* [DATA BLOCK]

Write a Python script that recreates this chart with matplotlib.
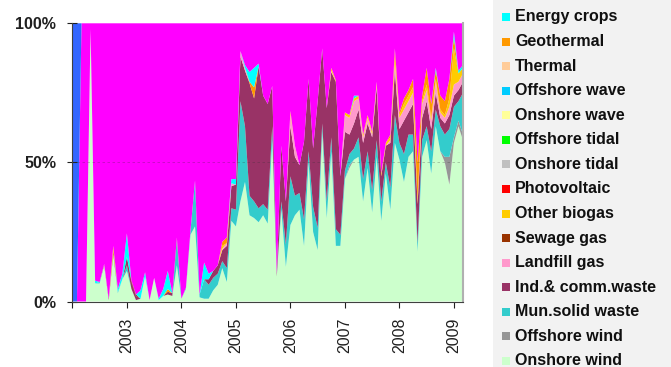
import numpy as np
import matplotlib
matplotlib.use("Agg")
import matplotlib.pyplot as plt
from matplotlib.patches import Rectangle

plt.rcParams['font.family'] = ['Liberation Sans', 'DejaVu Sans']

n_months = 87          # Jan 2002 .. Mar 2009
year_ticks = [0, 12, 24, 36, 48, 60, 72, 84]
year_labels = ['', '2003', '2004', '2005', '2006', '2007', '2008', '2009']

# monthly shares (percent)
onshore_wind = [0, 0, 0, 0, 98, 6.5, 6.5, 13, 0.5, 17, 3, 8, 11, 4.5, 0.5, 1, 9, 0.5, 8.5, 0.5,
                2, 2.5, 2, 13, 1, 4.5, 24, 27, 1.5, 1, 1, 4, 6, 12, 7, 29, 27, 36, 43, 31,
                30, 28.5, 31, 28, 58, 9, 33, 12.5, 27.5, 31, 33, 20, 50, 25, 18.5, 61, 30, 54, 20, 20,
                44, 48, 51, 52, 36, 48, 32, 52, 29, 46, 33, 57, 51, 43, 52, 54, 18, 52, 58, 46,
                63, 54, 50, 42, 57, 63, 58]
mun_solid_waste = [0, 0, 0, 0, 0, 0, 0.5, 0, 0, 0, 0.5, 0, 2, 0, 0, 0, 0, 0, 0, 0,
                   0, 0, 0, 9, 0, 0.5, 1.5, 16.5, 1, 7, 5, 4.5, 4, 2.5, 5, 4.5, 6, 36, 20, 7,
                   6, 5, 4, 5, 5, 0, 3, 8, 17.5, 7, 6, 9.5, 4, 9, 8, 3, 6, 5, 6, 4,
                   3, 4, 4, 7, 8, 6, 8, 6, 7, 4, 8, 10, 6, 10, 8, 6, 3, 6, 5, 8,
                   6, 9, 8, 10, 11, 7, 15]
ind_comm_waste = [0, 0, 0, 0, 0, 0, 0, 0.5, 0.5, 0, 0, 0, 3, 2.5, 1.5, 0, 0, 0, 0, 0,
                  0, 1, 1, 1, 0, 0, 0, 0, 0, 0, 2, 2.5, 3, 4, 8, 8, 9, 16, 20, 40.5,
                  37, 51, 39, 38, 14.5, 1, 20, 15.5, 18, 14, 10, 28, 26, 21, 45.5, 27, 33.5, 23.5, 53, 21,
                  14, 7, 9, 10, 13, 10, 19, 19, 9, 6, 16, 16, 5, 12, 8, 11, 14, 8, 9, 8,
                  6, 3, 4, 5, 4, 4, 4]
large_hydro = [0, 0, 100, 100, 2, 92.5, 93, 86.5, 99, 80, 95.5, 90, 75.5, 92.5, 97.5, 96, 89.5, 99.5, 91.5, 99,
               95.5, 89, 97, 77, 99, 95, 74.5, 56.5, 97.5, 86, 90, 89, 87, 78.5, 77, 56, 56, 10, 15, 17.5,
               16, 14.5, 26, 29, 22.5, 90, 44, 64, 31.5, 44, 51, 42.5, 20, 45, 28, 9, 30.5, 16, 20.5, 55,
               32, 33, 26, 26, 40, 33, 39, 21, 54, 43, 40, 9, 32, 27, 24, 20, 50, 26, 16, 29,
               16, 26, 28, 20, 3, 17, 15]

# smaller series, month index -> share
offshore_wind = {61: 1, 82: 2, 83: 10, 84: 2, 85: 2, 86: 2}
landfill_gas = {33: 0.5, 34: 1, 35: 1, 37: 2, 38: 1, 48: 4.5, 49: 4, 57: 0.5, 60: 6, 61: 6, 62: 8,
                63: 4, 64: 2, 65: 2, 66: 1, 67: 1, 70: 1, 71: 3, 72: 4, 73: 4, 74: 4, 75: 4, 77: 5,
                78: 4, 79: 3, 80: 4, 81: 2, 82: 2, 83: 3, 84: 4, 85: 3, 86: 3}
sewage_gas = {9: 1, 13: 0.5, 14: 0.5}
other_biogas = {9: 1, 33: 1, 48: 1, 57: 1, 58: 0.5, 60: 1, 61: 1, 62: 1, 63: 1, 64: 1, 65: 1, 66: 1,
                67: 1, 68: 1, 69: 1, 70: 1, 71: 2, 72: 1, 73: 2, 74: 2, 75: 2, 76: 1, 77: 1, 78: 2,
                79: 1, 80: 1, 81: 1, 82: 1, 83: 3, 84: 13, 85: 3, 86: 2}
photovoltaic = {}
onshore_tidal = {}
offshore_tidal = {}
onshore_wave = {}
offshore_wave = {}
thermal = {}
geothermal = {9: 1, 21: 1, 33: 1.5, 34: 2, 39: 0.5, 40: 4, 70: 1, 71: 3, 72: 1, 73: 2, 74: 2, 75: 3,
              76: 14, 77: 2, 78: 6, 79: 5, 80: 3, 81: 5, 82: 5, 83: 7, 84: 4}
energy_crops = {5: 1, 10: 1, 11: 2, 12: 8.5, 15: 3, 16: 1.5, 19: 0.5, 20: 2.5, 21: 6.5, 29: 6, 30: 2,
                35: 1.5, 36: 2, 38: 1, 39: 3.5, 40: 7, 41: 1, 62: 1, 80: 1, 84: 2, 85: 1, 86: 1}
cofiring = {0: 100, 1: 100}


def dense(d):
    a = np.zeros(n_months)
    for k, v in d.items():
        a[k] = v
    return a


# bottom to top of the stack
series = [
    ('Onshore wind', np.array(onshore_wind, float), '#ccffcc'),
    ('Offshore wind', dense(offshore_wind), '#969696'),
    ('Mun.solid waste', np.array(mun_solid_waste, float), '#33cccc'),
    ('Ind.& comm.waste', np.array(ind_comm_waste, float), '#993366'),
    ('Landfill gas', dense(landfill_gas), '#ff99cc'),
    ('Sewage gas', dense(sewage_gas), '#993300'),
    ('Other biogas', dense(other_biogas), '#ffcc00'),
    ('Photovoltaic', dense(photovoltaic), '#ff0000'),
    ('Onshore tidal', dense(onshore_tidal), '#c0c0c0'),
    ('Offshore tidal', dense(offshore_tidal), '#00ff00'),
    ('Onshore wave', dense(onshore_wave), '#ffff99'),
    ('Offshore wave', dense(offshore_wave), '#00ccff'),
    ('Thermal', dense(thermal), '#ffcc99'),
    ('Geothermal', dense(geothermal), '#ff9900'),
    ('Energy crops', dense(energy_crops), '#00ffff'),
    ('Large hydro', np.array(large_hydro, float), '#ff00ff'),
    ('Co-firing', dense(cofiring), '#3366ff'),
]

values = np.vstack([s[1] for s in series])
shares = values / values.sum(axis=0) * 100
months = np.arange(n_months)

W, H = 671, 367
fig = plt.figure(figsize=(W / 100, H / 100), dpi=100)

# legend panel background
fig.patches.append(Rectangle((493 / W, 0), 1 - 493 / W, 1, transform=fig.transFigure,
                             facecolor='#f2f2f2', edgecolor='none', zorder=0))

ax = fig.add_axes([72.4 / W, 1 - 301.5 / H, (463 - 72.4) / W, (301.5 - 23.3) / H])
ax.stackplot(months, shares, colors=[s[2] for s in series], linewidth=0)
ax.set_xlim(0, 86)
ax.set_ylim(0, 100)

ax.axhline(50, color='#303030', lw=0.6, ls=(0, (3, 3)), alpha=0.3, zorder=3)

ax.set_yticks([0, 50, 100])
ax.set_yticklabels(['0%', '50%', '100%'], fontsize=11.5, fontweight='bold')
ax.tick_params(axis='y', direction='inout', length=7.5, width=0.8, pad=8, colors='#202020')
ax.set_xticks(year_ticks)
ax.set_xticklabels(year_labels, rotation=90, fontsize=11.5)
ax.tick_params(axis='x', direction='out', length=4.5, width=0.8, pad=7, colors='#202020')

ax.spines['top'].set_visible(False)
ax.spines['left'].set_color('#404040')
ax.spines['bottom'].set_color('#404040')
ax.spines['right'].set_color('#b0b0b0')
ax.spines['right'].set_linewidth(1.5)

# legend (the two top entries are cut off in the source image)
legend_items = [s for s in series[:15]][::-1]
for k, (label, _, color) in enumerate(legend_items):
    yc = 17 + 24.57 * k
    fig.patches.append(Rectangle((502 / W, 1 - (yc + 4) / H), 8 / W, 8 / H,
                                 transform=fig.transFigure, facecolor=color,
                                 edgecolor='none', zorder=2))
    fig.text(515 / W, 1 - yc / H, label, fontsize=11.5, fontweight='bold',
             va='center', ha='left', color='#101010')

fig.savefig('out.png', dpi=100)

* [REQUIRED TASK] Would you reproduce the lines above, from the very first through the line containing "['', '2003', '2004', '2005', '2006', '2007', '2008', '2009']", exactly and without the pictures?

* [THE RESPONSE]
Write a Python script that recreates this chart with matplotlib.
import numpy as np
import matplotlib
matplotlib.use("Agg")
import matplotlib.pyplot as plt
from matplotlib.patches import Rectangle

plt.rcParams['font.family'] = ['Liberation Sans', 'DejaVu Sans']

n_months = 87          # Jan 2002 .. Mar 2009
year_ticks = [0, 12, 24, 36, 48, 60, 72, 84]
year_labels = ['', '2003', '2004', '2005', '2006', '2007', '2008', '2009']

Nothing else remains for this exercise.